How to bitwise operate on memory block (C++)

Is there a better (faster/more efficient) way to perform a bitwise operation on a large memory block than using a for loop? After looking it to options I noticed that std has a member std::bitset, and was also wondering if it would be better (or even possible) to convert a large region of memory into a bitset without changing its values, then perform the operations, and then switch its type back to normal?

Edit / update: I think union might apply here, such that the memory block is allocated a new array of int or something and then manipulated as a large bitset. Operations seem to be able to be done over the entire set based on what is said here: http://www.cplusplus.com/reference/bitset/bitset/operators/ .

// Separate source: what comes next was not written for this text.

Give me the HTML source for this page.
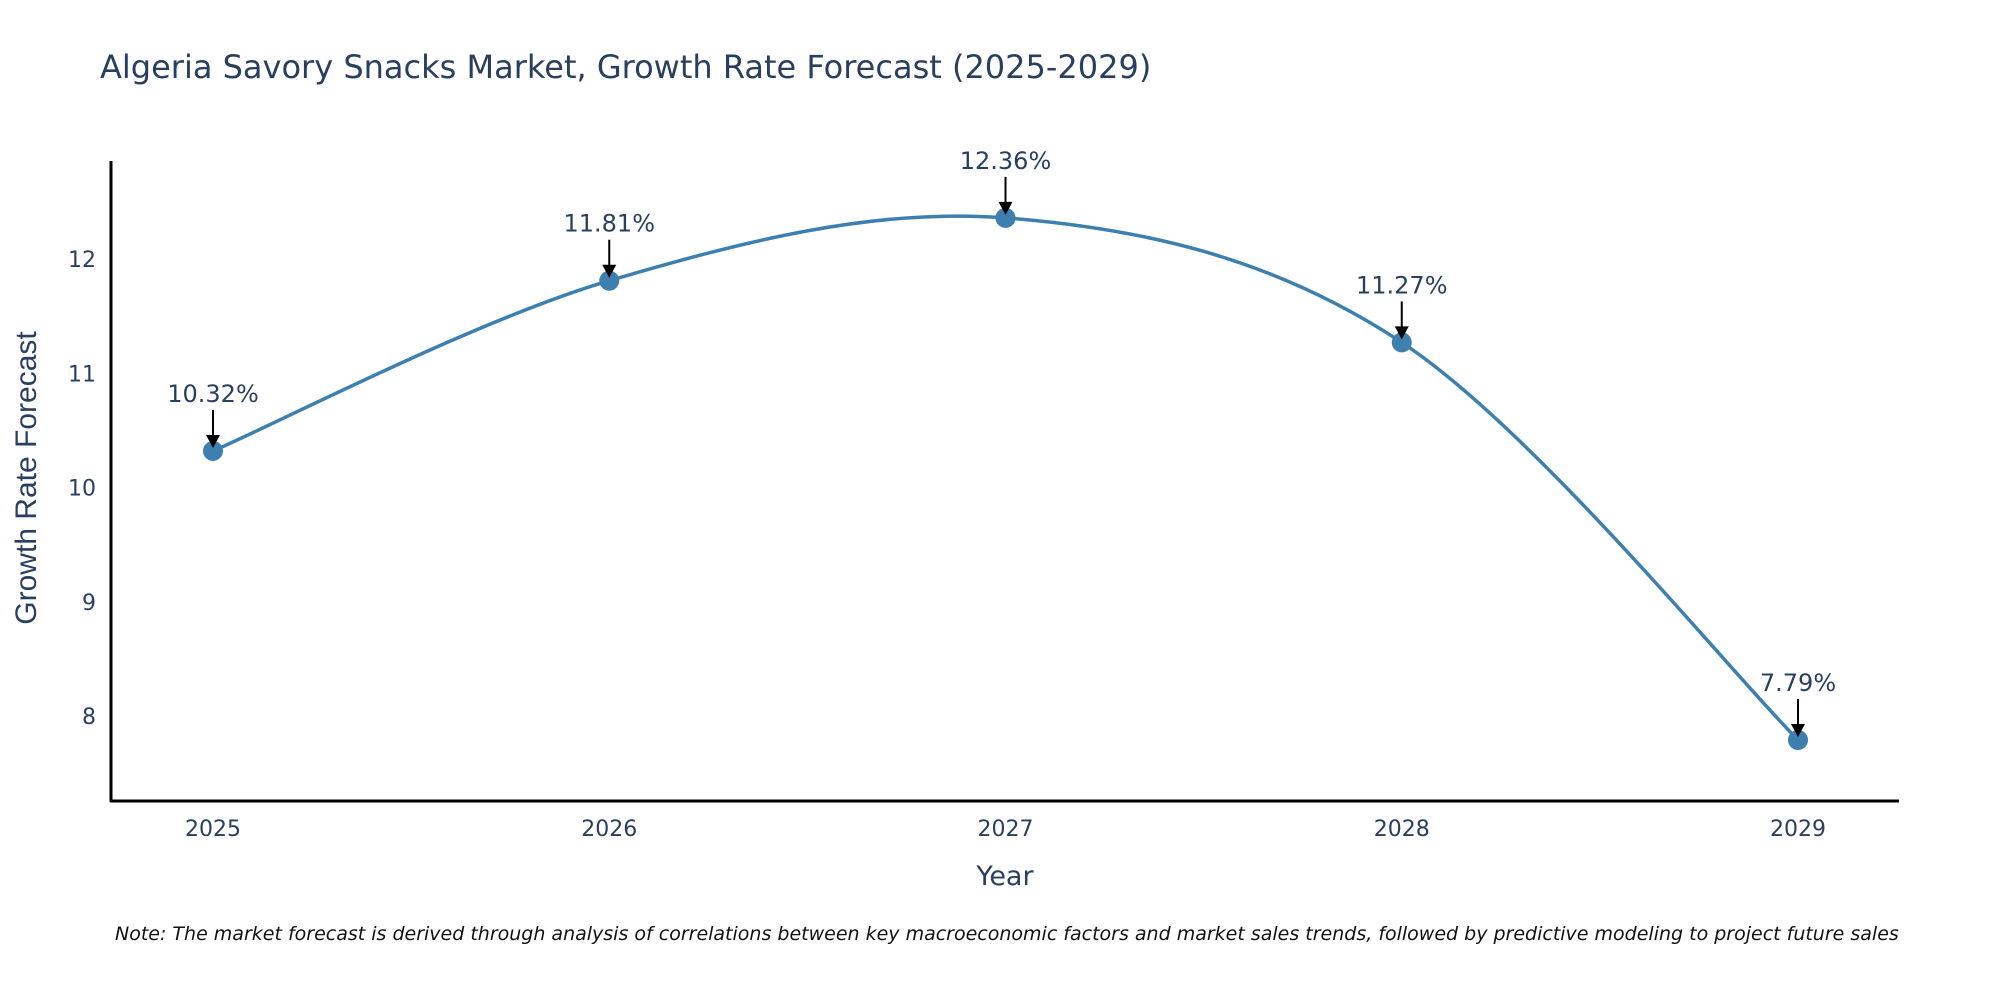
<!DOCTYPE html>
<html><head><meta charset="utf-8"><style>
body{margin:0;background:#fff;}
svg{display:block;font-family:"DejaVu Sans","Liberation Sans",sans-serif;}
</style></head><body>
<svg id="chart" width="2000" height="1000">
<text x="100" y="78" font-size="32" fill="#2a3f5f">Algeria Savory Snacks Market, Growth Rate Forecast (2025-2029)</text>
<g id="yticks"></g>
<g id="xticks"></g>
<line x1="111" y1="161" x2="111" y2="802" stroke="#000" stroke-width="3"/>
<line x1="110" y1="801" x2="1899" y2="801" stroke="#000" stroke-width="3"/>
<path id="curve" fill="none" stroke="#3d80b0" stroke-width="3.5"/>
<g id="points"></g>
<g id="annots"></g>
<text x="1005" y="885" font-size="27" fill="#2a3f5f" text-anchor="middle">Year</text>
<text transform="translate(36,478) rotate(-90)" font-size="30" fill="#2a3f5f" text-anchor="middle" font-family="Liberation Sans Narrow, Liberation Sans, sans-serif">Growth Rate Forecast</text>
<text x="115" y="940" font-size="19" font-style="italic" fill="#111">Note: The market forecast is derived through analysis of correlations between key macroeconomic factors and market sales trends, followed by predictive modeling to project future sales</text>
</svg>
<script>
const years=["2025","2026","2027","2028","2029"];
const values=[10.32,11.81,12.36,11.27,7.79];
const labels=["10.32%","11.81%","12.36%","11.27%","7.79%"];
const yTicks=[8,9,10,11,12];
const NS="http://www.w3.org/2000/svg";
function xs(i){return 213+i*(1798-213)/(years.length-1);}
function ys(v){return 259+(12-v)*114.25;}
function mk(t,a,p){const e=document.createElementNS(NS,t);for(const k in a)e.setAttribute(k,a[k]);p.appendChild(e);return e;}
const yt=document.getElementById('yticks');
yTicks.forEach(v=>{const t=mk('text',{x:96,y:ys(v)+8,'font-size':22,fill:'#2a3f5f','text-anchor':'end'},yt);


t.textContent=v;});
const xt=document.getElementById('xticks');
years.forEach((y,i)=>{const t=mk('text',{x:xs(i),y:836,'font-size':22,fill:'#2a3f5f','text-anchor':'middle'},xt);


t.textContent=y;});
const P=values.map((v,i)=>[xs(i),ys(v)]);
let d="M"+P[0][0]+","+P[0][1];
for(let i=0;i<P.length-1;i++){const p0=P[Math.max(0,i-1)],p1=P[i],p2=P[i+1],p3=P[Math.min(P.length-1,i+2)];const s=6;
d+=" C"+(p1[0]+(p2[0]-p0[0])/s)+","+(p1[1]+(p2[1]-p0[1])/s)+" "+(p2[0]-(p3[0]-p1[0])/s)+","+(p2[1]-(p3[1]-p1[1])/s)+" "+p2[0]+","+p2[1];}
document.getElementById('curve').setAttribute('d',d);
const pts=document.getElementById('points'),an=document.getElementById('annots');
P.forEach((p,i)=>{const c=mk('circle',{cx:p[0],cy:p[1],r:10,fill:'#3d80b0'},pts);


const l=mk('line',{x1:p[0],y1:p[1]-41,x2:p[0],y2:p[1]-14,stroke:'#000','stroke-width':2},an);


const h=mk('polygon',{points:(p[0]-7)+","+(p[1]-16)+" "+(p[0]+7)+","+(p[1]-16)+" "+p[0]+","+(p[1]-3),fill:'#000'},an);


const t=mk('text',{x:p[0],y:p[1]-49,'font-size':24,fill:'#2a3f5f','text-anchor':'middle'},an);


t.textContent=labels[i];});
</script>
</body></html>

In general, there is no magical way faster than a for loop. However, you can make it easier for the compiler to optimize the loop by keeping a few things in mind:

Load the largest available integer type into memory at a time. However, you need to be careful if your buffer has a length which does not divide evenly by the size of that integer type.
If possible, operate on multiple values in one loop iteration - this should make vectorization much simpler for the compiler. Again, you need to be careful about the buffer length.
If the loop is to be run many times on short sections of code, use a loop index that counts downwards to zero rather than upwards, and subtract it from the array length - this makes it easier for the CPU's branch predictor to figure out what's going on.
You can use explicit vector extensions provided by the compiler, but this will make your code less portable.
Ultimately, you can write the loop in assembly and use vector instructions provided by your CPU, but this is completely unportable.
[edit] Additionally, you can use OpenMP or a similar API to divide the loop between multiple threads, but this will only cause an improvement if you are performing the operation on a very large amount of memory.

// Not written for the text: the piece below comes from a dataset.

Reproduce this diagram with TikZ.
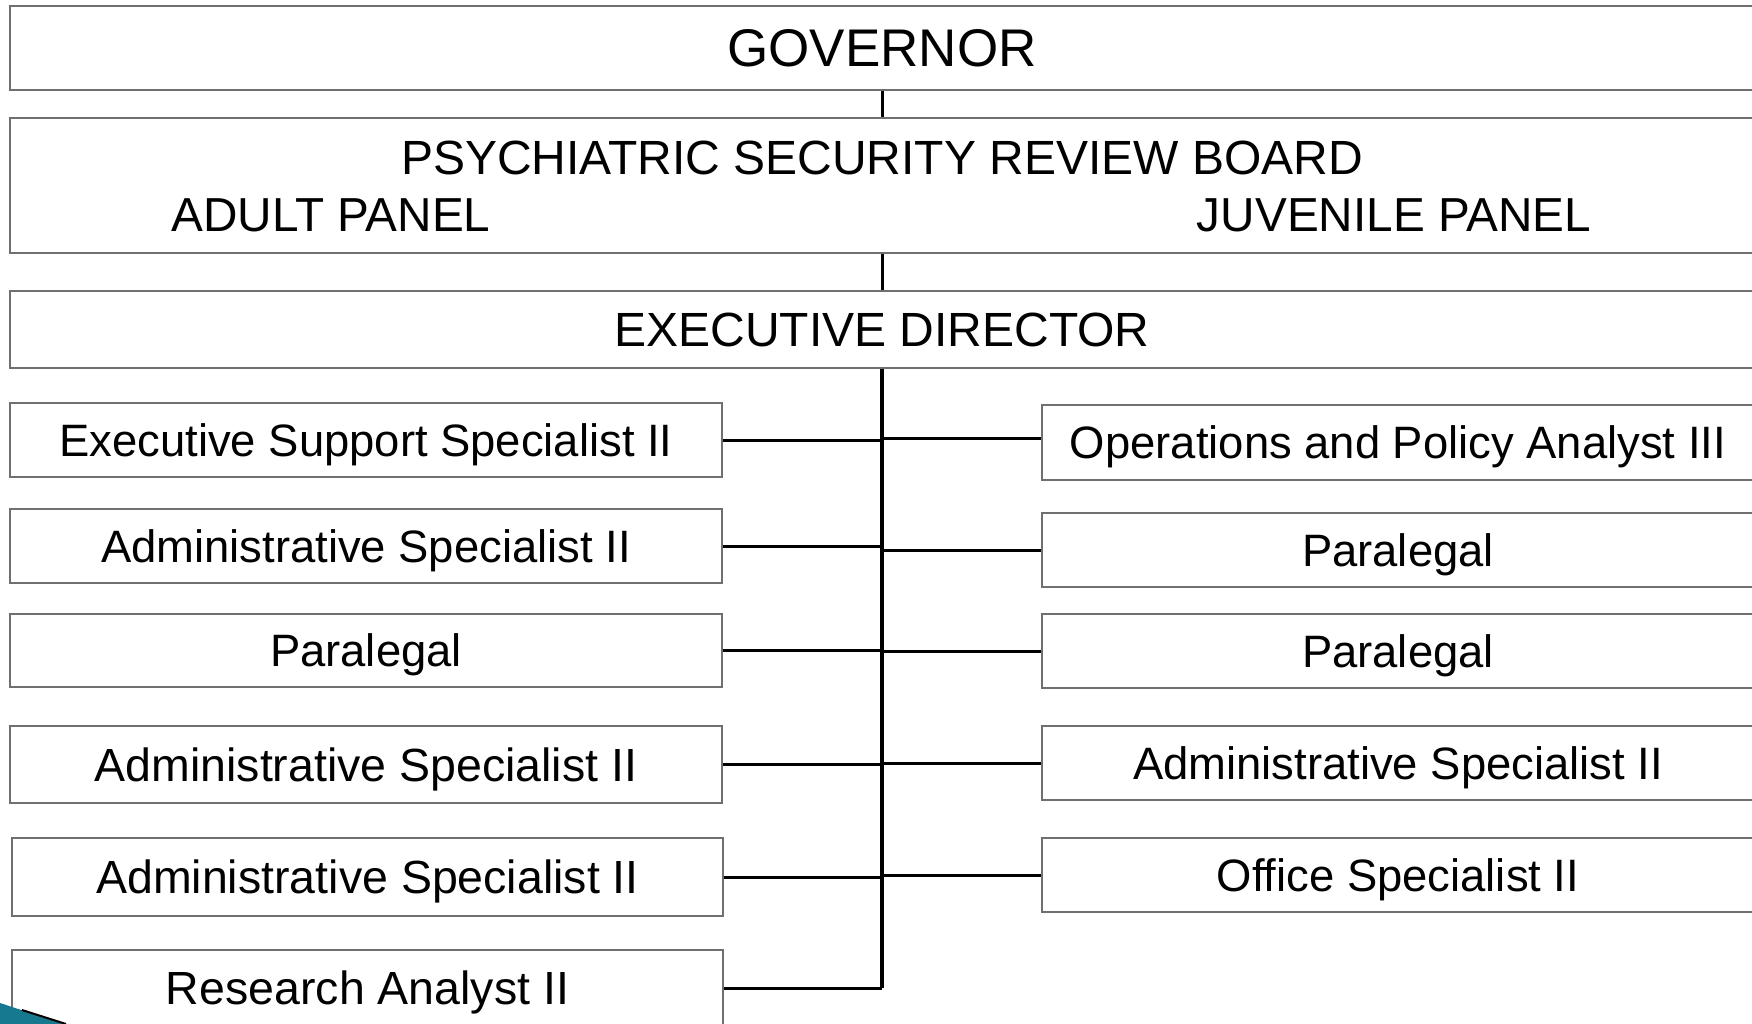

C99 example of xoring memory with a constant byte, assuming long long is 128-bit, the start of the buffer is aligned to 16 bytes, and without considering point 3. Bitwise operations on two memory buffers are very similar.

size_t len = ...;
char *buffer = ...;

size_t const loadd_per_i = 4
size_t iters = len / sizeof(long long) / loads_per_i;

long long *ptr = (long long *) buffer;
long long xorvalue = 0x5e5e5e5e5e5e5e5e5e5e5e5e5e5e5e5eLL;

// run in multiple threads if there are more than 4 MB to xor
#pragma omp parallel for if(iters > 65536)
for (size_t i = 0; i < iters; ++i) {
    size_t j = loads_per_i*i;
    ptr[j  ] ^= xorvalue;
    ptr[j+1] ^= xorvalue;
    ptr[j+2] ^= xorvalue;
    ptr[j+3] ^= xorvalue;
}

// finish long longs which don't align to 4
for (size_t i = iters * loads_per_i; i < len / sizeof(long long); ++i) {
    ptr[i] ^= xorvalue;
}

// finish bytes which don't align to long
for (size_t i = (len / sizeof(long long)) * sizeof(long long); i < len; ++i) {
    buffer[i] ^= xorvalue;
}